#### SUPPLIED DATA
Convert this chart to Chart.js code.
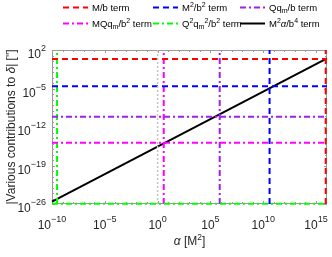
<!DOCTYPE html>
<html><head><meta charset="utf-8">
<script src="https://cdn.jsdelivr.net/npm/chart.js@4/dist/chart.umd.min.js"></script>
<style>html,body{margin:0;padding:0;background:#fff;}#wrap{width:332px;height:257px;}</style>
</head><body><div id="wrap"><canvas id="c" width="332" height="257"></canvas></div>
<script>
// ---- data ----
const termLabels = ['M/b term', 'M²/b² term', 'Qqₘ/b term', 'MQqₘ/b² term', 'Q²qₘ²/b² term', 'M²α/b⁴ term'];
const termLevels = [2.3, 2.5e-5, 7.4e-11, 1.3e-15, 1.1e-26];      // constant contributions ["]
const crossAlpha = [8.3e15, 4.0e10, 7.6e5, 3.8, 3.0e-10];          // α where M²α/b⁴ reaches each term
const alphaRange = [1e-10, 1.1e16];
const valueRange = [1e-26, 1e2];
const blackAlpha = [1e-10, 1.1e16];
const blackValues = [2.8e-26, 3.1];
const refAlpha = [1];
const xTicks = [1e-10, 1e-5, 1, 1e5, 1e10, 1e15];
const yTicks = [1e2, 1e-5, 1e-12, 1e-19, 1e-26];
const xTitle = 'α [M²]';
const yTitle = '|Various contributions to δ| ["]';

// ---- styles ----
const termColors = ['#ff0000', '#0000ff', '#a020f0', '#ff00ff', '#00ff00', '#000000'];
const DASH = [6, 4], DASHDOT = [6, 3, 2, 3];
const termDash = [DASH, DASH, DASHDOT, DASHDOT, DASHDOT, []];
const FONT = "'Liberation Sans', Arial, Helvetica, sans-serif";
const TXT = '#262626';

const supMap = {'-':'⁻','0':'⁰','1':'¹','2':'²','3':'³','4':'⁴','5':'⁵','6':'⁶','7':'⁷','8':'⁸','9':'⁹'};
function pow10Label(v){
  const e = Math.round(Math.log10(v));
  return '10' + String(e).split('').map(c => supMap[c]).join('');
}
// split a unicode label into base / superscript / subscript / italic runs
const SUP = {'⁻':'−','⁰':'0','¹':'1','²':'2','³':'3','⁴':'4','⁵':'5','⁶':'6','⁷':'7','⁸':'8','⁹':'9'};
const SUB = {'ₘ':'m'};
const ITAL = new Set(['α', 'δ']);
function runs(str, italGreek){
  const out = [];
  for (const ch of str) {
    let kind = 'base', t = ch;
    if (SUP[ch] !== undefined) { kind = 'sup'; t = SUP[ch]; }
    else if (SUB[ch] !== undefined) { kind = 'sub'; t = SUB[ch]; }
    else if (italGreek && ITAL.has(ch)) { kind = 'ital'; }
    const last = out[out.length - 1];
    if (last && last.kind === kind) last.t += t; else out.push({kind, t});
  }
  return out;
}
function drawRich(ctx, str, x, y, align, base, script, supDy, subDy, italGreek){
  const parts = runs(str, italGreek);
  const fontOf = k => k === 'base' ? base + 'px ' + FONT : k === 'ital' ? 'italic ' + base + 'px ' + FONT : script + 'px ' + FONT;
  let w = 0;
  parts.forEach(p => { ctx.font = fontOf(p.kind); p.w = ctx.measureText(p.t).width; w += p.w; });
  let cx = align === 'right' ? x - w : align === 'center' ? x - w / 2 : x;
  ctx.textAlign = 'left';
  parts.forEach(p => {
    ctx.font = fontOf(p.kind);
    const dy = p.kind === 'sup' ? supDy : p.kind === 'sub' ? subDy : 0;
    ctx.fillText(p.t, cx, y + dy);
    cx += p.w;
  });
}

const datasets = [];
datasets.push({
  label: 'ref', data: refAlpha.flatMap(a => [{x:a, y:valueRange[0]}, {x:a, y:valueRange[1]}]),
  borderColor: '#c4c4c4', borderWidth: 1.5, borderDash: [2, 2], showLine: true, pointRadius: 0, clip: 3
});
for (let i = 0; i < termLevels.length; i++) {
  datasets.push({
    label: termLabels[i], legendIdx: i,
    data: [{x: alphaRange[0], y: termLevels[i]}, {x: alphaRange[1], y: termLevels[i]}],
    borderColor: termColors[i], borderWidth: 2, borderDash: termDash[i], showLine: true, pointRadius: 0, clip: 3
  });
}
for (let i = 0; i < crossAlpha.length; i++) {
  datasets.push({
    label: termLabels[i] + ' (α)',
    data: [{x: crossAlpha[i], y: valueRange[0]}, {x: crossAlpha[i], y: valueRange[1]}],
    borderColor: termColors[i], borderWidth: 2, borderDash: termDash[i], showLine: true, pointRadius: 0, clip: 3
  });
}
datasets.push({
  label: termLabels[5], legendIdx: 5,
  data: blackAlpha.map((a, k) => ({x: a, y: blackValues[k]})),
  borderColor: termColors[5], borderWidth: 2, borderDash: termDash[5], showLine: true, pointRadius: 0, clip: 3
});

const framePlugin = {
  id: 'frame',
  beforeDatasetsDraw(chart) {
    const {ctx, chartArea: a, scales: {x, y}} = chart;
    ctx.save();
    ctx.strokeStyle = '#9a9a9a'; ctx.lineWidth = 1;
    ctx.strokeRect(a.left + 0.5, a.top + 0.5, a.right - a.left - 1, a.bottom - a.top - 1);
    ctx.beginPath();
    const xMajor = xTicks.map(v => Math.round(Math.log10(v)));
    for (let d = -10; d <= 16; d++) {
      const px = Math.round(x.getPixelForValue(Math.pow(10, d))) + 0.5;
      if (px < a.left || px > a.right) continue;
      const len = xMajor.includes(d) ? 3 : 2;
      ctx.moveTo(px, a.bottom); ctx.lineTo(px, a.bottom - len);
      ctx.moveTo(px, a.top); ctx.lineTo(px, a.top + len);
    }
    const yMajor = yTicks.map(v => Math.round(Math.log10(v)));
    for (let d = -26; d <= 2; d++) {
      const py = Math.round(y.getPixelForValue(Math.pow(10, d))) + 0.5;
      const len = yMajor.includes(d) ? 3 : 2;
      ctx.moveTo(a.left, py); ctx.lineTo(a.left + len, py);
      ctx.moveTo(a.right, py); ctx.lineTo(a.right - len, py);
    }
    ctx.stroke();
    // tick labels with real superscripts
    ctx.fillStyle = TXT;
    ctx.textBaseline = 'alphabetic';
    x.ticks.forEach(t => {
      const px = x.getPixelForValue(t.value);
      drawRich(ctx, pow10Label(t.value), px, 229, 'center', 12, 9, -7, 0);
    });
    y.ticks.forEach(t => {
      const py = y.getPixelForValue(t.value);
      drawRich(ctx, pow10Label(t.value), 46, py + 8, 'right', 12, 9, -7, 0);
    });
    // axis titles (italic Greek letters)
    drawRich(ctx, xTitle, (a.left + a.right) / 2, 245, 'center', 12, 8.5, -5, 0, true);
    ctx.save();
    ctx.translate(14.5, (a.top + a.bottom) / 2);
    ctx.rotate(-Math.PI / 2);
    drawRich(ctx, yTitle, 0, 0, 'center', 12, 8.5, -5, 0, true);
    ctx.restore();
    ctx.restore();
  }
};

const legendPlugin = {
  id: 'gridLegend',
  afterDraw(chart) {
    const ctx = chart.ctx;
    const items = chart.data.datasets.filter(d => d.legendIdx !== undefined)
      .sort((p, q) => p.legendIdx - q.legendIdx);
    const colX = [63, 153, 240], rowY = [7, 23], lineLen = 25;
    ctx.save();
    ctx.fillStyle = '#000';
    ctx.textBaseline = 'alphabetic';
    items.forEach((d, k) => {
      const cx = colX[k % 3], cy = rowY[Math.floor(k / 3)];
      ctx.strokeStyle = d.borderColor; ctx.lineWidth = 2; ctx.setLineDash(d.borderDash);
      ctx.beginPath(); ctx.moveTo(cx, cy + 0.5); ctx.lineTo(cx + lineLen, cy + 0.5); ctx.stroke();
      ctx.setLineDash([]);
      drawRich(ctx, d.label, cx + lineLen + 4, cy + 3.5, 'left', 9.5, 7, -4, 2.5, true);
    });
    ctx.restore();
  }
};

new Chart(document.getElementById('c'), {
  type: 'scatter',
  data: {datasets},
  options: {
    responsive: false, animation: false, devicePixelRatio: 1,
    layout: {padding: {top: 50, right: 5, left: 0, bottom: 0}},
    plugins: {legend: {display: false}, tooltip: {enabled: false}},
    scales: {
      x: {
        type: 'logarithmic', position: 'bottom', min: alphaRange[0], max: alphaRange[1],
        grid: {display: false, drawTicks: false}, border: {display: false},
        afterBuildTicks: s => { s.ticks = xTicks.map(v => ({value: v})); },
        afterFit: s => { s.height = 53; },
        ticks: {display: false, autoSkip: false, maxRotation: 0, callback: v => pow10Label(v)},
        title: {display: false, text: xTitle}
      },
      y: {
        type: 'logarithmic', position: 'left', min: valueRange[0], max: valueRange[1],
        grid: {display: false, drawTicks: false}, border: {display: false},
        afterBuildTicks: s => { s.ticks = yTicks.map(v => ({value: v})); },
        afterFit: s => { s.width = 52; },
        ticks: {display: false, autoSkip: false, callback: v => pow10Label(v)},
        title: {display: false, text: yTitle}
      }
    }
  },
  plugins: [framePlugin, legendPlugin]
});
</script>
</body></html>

#### TO BE DONE
Print, exactly as written, the lines above from the first one to the one containing "const TXT = '#262626';". Leave out pictures.

#### RIGHT ANSWER
Convert this chart to Chart.js code.
<!DOCTYPE html>
<html><head><meta charset="utf-8">
<script src="https://cdn.jsdelivr.net/npm/chart.js@4/dist/chart.umd.min.js"></script>
<style>html,body{margin:0;padding:0;background:#fff;}#wrap{width:332px;height:257px;}</style>
</head><body><div id="wrap"><canvas id="c" width="332" height="257"></canvas></div>
<script>
// ---- data ----
const termLabels = ['M/b term', 'M²/b² term', 'Qqₘ/b term', 'MQqₘ/b² term', 'Q²qₘ²/b² term', 'M²α/b⁴ term'];
const termLevels = [2.3, 2.5e-5, 7.4e-11, 1.3e-15, 1.1e-26];      // constant contributions ["]
const crossAlpha = [8.3e15, 4.0e10, 7.6e5, 3.8, 3.0e-10];          // α where M²α/b⁴ reaches each term
const alphaRange = [1e-10, 1.1e16];
const valueRange = [1e-26, 1e2];
const blackAlpha = [1e-10, 1.1e16];
const blackValues = [2.8e-26, 3.1];
const refAlpha = [1];
const xTicks = [1e-10, 1e-5, 1, 1e5, 1e10, 1e15];
const yTicks = [1e2, 1e-5, 1e-12, 1e-19, 1e-26];
const xTitle = 'α [M²]';
const yTitle = '|Various contributions to δ| ["]';

// ---- styles ----
const termColors = ['#ff0000', '#0000ff', '#a020f0', '#ff00ff', '#00ff00', '#000000'];
const DASH = [6, 4], DASHDOT = [6, 3, 2, 3];
const termDash = [DASH, DASH, DASHDOT, DASHDOT, DASHDOT, []];
const FONT = "'Liberation Sans', Arial, Helvetica, sans-serif";
const TXT = '#262626';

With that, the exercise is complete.